— Start —

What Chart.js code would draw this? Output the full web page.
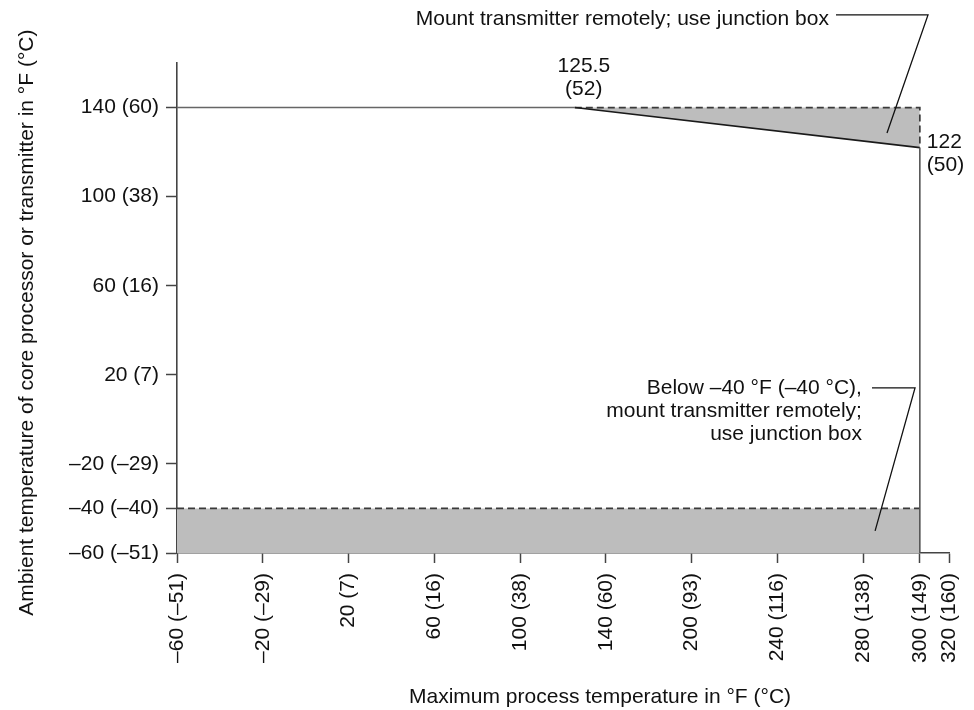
<!DOCTYPE html>
<html>
<head>
<meta charset="utf-8">
<script src="https://cdn.jsdelivr.net/npm/chart.js@4/dist/chart.umd.min.js"></script>
<style>
html,body{margin:0;padding:0;background:#fff;}
canvas{display:block;}
</style>
</head>
<body>
<canvas id="c" width="974" height="710"></canvas>
<script>
// ---------------- data ----------------
const xTickValues = [-60, -20, 20, 60, 100, 140, 200, 240, 280, 300, 320];
const xTickLabels = ['–60 (–51)', '–20 (–29)', '20 (7)', '60 (16)', '100 (38)', '140 (60)', '200 (93)', '240 (116)', '280 (138)', '300 (149)', '320 (160)'];
const yTickValues = [140, 100, 60, 20, -20, -40, -60];
const yTickLabels = ['140 (60)', '100 (38)', '60 (16)', '20 (7)', '–20 (–29)', '–40 (–40)', '–60 (–51)'];

// limit line: max ambient vs max process temperature (°F)
const limitProcessF = [-60, 125.5, 300, 300];
const limitAmbientF = [140, 140, 122, -60];

// upper remote-mount zone boundary (dashed)
const upperZoneProcessF = [125.5, 300, 300];
const upperZoneAmbientF = [140, 140, 122];

// lower remote-mount zone (below -40 °F)
const lowerZoneProcessF = [-60, 300];
const lowerZoneAmbientF = [-40, -40];

// labels at limit-line break points (index into limit arrays)
const breakLabelIndex = [1, 2];
const breakLabels = [['125.5', '(52)'], ['122', '(50)']];

// callout notes
const noteTexts = [
  ['Mount transmitter remotely; use junction box'],
  ['Below –40 °F (–40 °C),', 'mount transmitter remotely;', 'use junction box']
];
const noteAnchors = [[264, 177.1], [279.4, 11.4]];           // text right edge / first baseline (°F, °F)
const noteLeaders = [
  [[267.3, 181.6], [305.6, 181.6], [288.4, 128.6]],
  [[283.1, 14.1], [298.3, 14.1], [284.2, -50.1]]
];

const xTitle = 'Maximum process temperature in °F (°C)';
const yTitle = 'Ambient temperature of core processor or transmitter in °F (°C)';

// ---------------- styling ----------------
const FONT = '"Liberation Sans", Arial, Helvetica, sans-serif';
const FS = 21;
const AXIS = '#444';
const FILL = '#bdbdbd';

const pts = (xs, ys) => xs.map((x, i) => ({x, y: ys[i]}));

// schematic (piecewise) axis: ticks drawn at the spacing used by the original figure
class SchematicScale extends Chart.LinearScale {
  _toSlot(v) {
    const k = this.options.knots, s = this.options.slots;
    let i = 0;
    while (i < k.length - 2 && v > k[i + 1]) i++;
    return s[i] + (v - k[i]) / (k[i + 1] - k[i]) * (s[i + 1] - s[i]);
  }
  _fromSlot(t) {
    const k = this.options.knots, s = this.options.slots;
    let i = 0;
    while (i < s.length - 2 && t > s[i + 1]) i++;
    return k[i] + (t - s[i]) / (s[i + 1] - s[i]) * (k[i + 1] - k[i]);
  }
  getPixelForValue(v) {
    if (v === null || v === undefined || isNaN(v)) return NaN;
    const s = this.options.slots;
    return this.getPixelForDecimal((this._toSlot(v) - s[0]) / (s[s.length - 1] - s[0]));
  }
  getValueForPixel(p) {
    const s = this.options.slots;
    return this._fromSlot(s[0] + this.getDecimalForPixel(p) * (s[s.length - 1] - s[0]));
  }
}
SchematicScale.id = 'schematic';
SchematicScale.defaults = Chart.LinearScale.defaults;
Chart.register(SchematicScale);

const annotPlugin = {
  id: 'annot',
  afterDatasetsDraw(chart) {
    const {ctx} = chart;
    const x = chart.scales.x, y = chart.scales.y;
    ctx.save();
    ctx.font = FS + 'px ' + FONT;
    ctx.fillStyle = '#111';
    ctx.textBaseline = 'alphabetic';
    // break-point labels
    const meta = chart.getDatasetMeta(3);
    breakLabelIndex.forEach((idx, n) => {
      const p = meta.data[idx];
      const lines = breakLabels[n];
      if (n === 0) {
        ctx.textAlign = 'center';
        ctx.fillText(lines[0], p.x + 9, p.y - 35.5);
        ctx.fillText(lines[1], p.x + 9, p.y - 12.5);
      } else {
        ctx.textAlign = 'left';
        ctx.fillText(lines[0], p.x + 7, p.y + 0.5);
        ctx.fillText(lines[1], p.x + 7, p.y + 23.5);
      }
    });
    // notes
    ctx.textAlign = 'right';
    noteTexts.forEach((lines, n) => {
      const ax = x.getPixelForValue(noteAnchors[n][0]);
      const ay = y.getPixelForValue(noteAnchors[n][1]);
      lines.forEach((t, i) => ctx.fillText(t, ax, ay + i * 23));
    });
    // leader lines
    ctx.strokeStyle = '#111';
    ctx.lineWidth = 1.3;
    noteLeaders.forEach(l => {
      ctx.beginPath();
      l.forEach((q, i) => {
        const px = x.getPixelForValue(q[0]), py = y.getPixelForValue(q[1]);
        if (i === 0) ctx.moveTo(px, py); else ctx.lineTo(px, py);
      });
      ctx.stroke();
    });
    // axis titles (placed as in the original figure)
    ctx.textAlign = 'center';
    ctx.fillText(xTitle, x.left + (x.right - x.left) * 0.548, 703);
    ctx.save();
    ctx.translate(33, y.top + (y.bottom - y.top) * 0.53);
    ctx.rotate(-Math.PI / 2);
    ctx.fillText(yTitle, 0, 0);
    ctx.restore();
    ctx.restore();
  }
};

new Chart(document.getElementById('c'), {
  type: 'line',
  data: {
    datasets: [
      { // upper shaded zone (between limit slope and 140 °F)
        data: pts(limitProcessF.slice(1, 3), limitAmbientF.slice(1, 3)),
        borderWidth: 0, pointRadius: 0, borderColor: 'rgba(0,0,0,0)',
        backgroundColor: FILL, fill: {value: upperZoneAmbientF[0]}, order: 4
      },
      { // upper zone dashed boundary
        data: pts(upperZoneProcessF, upperZoneAmbientF),
        borderColor: '#3a3a3a', borderWidth: 1.7, borderDash: [7, 4], pointRadius: 0,
        fill: false, order: 3
      },
      { // lower zone
        data: pts(lowerZoneProcessF, lowerZoneAmbientF),
        borderColor: '#3a3a3a', borderWidth: 1.7, borderDash: [7, 4], pointRadius: 0,
        backgroundColor: FILL, fill: 'start', order: 2
      },
      { // limit line
        data: pts(limitProcessF, limitAmbientF),
        borderWidth: 1.6, pointRadius: 0, fill: false, order: 1,
        borderColor: '#222',
        segment: {
          borderColor: c => c.p0DataIndex === 0 ? '#666' : (c.p0DataIndex === 2 ? '#555' : '#1a1a1a')
        }
      }
    ]
  },
  options: {
    responsive: false,
    animation: false,
    devicePixelRatio: 1,
    layout: {padding: {left: 0, top: 63, right: 25, bottom: 0}},
    plugins: {legend: {display: false}, tooltip: {enabled: false}},
    scales: {
      x: {
        type: 'schematic',
        knots: xTickValues,
        slots: [0, 1, 2, 3, 4, 5, 6, 7, 8, 8.66, 9],
        min: -60, max: 320,
        afterBuildTicks: s => { s.ticks = xTickValues.map(v => ({value: v})); },
        afterFit: s => { s.height = 157; s.paddingLeft = 0; s.paddingRight = 0; },
        ticks: {
          autoSkip: false, minRotation: 90, maxRotation: 90, padding: 10,
          color: '#111', font: {family: FONT, size: FS},
          callback: v => xTickLabels[xTickValues.indexOf(v)]
        },
        grid: {drawOnChartArea: false, drawTicks: true, tickLength: 10, tickColor: AXIS, tickWidth: 1.5},
        border: {display: true, color: AXIS, width: 1.6},
        title: {display: false, text: xTitle}
      },
      y: {
        type: 'linear',
        min: -60, max: 160,
        afterBuildTicks: s => { s.ticks = yTickValues.map(v => ({value: v})); },
        afterFit: s => { s.width = 177; s.paddingTop = 0; s.paddingBottom = 0; },
        ticks: {
          autoSkip: false, padding: 7, color: '#111', font: {family: FONT, size: FS},
          callback: v => yTickLabels[yTickValues.indexOf(v)]
        },
        grid: {drawOnChartArea: false, drawTicks: true, tickLength: 11, tickColor: AXIS, tickWidth: 1.5},
        border: {display: true, color: AXIS, width: 1.6},
        title: {display: false, text: yTitle}
      }
    }
  },
  plugins: [annotPlugin]
});
</script>
</body>
</html>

— End —

## Work to complete
Write out an exact copy of the listing, first line through the line containing "const lowerZoneAmbientF = [-40, -40];", with the pictures left out.

## Response
What Chart.js code would draw this? Output the full web page.
<!DOCTYPE html>
<html>
<head>
<meta charset="utf-8">
<script src="https://cdn.jsdelivr.net/npm/chart.js@4/dist/chart.umd.min.js"></script>
<style>
html,body{margin:0;padding:0;background:#fff;}
canvas{display:block;}
</style>
</head>
<body>
<canvas id="c" width="974" height="710"></canvas>
<script>
// ---------------- data ----------------
const xTickValues = [-60, -20, 20, 60, 100, 140, 200, 240, 280, 300, 320];
const xTickLabels = ['–60 (–51)', '–20 (–29)', '20 (7)', '60 (16)', '100 (38)', '140 (60)', '200 (93)', '240 (116)', '280 (138)', '300 (149)', '320 (160)'];
const yTickValues = [140, 100, 60, 20, -20, -40, -60];
const yTickLabels = ['140 (60)', '100 (38)', '60 (16)', '20 (7)', '–20 (–29)', '–40 (–40)', '–60 (–51)'];

// limit line: max ambient vs max process temperature (°F)
const limitProcessF = [-60, 125.5, 300, 300];
const limitAmbientF = [140, 140, 122, -60];

// upper remote-mount zone boundary (dashed)
const upperZoneProcessF = [125.5, 300, 300];
const upperZoneAmbientF = [140, 140, 122];

// lower remote-mount zone (below -40 °F)
const lowerZoneProcessF = [-60, 300];
const lowerZoneAmbientF = [-40, -40];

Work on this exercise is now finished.